Repository files navigation

Local Llama 3 Chat 🦙

A simple chat interface to run the Llama 3 model locally using OpenVINO Runtime for inference, transformers library for tokenization and Flask for the chat interface.


Quickstart with Docker

  • Install docker.

  • Build the docker image with the following command. The source files and model weights are pulled using git, requiring an active internet connection.

    docker build -t chat-llama .
    

    You can optionally pass the --no-cache flag to build with the latest upstream changes.

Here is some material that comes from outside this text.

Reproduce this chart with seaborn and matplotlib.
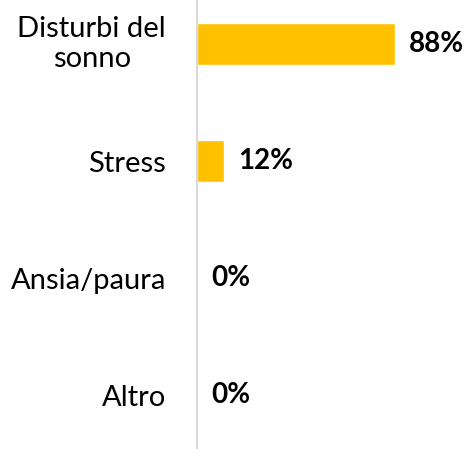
"""Barre orizzontali: disturbi riportati (percentuale)."""

import matplotlib
matplotlib.use("Agg")
import matplotlib.pyplot as plt
import pandas as pd
import seaborn as sns

categorie = ["Disturbi del\nsonno", "Stress", "Ansia/paura", "Altro"]
percentuali = [88, 12, 0, 0]

df = pd.DataFrame({"categoria": categorie, "perc": percentuali})

sns.set_style("white")
plt.rcParams["font.family"] = ["Lato", "DejaVu Sans"]

DPI = 100
AX_W_PX = 470 - 197
GAP_PX = 31  # distanza tra asse e bordo destro delle etichette

fig = plt.figure(figsize=(4.70, 4.49), dpi=DPI)
# asse: 0 a x=197 px, 117 px per categoria, centro prima barra a y=44 px
ax = fig.add_axes([197 / 470, -4.5 / 449, AX_W_PX / 470, 468 / 449])

sns.barplot(
    data=df,
    x="perc",
    y="categoria",
    orient="h",
    color="#FFC000",
    saturation=1,
    width=0.36,
    ax=ax,
)

for cont in ax.containers:
    ax.bar_label(
        cont,
        labels=[f"{v}%" for v in percentuali],
        padding=10,
        fontsize=20,
        fontweight="bold",
        color="black",
    )

ax.set_xlim(0, 121.3)
ax.set_ylim(3.5, -0.5)
ax.set_xlabel("")
ax.set_ylabel("")
ax.set_xticks([])
ax.set_yticks(range(len(categorie)))
# etichette su una riga come tick, quelle su più righe come testo centrato
ax.set_yticklabels(["" if "\n" in c else c for c in categorie])
ax.tick_params(axis="y", length=0, pad=GAP_PX * 72 / DPI, labelsize=21,
               labelcolor="black")

multi = []
for i, c in enumerate(categorie):
    if "\n" in c:
        t = ax.text(0, i, c, transform=ax.get_yaxis_transform(),
                    ha="center", va="center", multialignment="center",
                    fontsize=21, color="black")
        multi.append(t)

sns.despine(ax=ax, top=True, right=True, bottom=True, left=False)
ax.spines["left"].set_color("#D9D9D9")
ax.spines["left"].set_linewidth(1.5)

fig.canvas.draw()
renderer = fig.canvas.get_renderer()
for t in multi:
    w = t.get_window_extent(renderer).width
    t.set_x(-(GAP_PX + w / 2) / AX_W_PX)

fig.savefig("out.png", dpi=DPI)
plt.close(fig)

  • Start the container using:

    docker run -p 5000:5000 chat-llama
    

    This should start the Flask dev server available on http://localhost:5000

Requirements

  • Python 3.11

Model Export

To download the original model weights from HuggingFace, visit the HuggingFace model page and accept their License. Once your request has been accepted, use huggingface-cli to login to your HuggingFace account in your current runtime with the following command:

huggingface-cli login
  • For the INT-4 quantized Meta-Llama-3-8B-Instruct model already converted to the OpenVINO IR format from HuggingFace, you can use the following command:

    huggingface-cli download rajatkrishna/Meta-Llama-3-8B-Instruct-OpenVINO-INT4 --local-dir models/llama-3-instruct-8b
    

Getting Started

  1. Clone the repository

    git clone https://github.com/rajatkrishna/llama3-openvino
    
  2. Create a new virtual environment to avoid dependency conflicts:

    python3 -m venv create .env
    source .env/bin/activate
    
  3. Install the dependencies in requirements.txt

    pip install -r requirements.txt
    
  4. Start the flask server from the project root using

    python3 -m flask run
    

Export from HuggingFace

  • To export the meta-llama/Meta-Llama-3-8B-Instruct model quantized to INT-8 format yourself using optimum-intel CLI, install the requirements in requirements_export.txt:

    pip install -r requirements_export.txt
    

    Then run the following from the project root:

    optimum-cli export openvino --model meta-llama/Meta-Llama-3-8B-Instruct --weight-format int8 models/llama-3-instruct-8b
    
  • Alternately, use the following steps to export the INT-4 quantized model using the Python API:

    1. Import the dependencies:

      >>> from optimum.intel.openvino import OVWeightQuantizationConfig, OVModelForCausalLM
      >>> from transformers import AutoTokenizer
      
    2. Load the model using OVModelForCausalLM class. Set export=True to export the model on the fly.

      >>> export_path = "models/llama-3-instruct-8b"
      >>> q_config = OVWeightQuantizationConfig(bits=4, sym=True, group_size=128)
      >>> model = OVModelForCausalLM.from_pretrained(model_name, export=True, quantization_config=q_config)
      >>> model.save_pretrained(export_path)
      
    3. Now use AutoTokenizer to save the tokenizer.

      >>> tokenizer = AutoTokenizer.from_pretrained(model_name)
      >>> tokenizer.save_pretrained(export_path)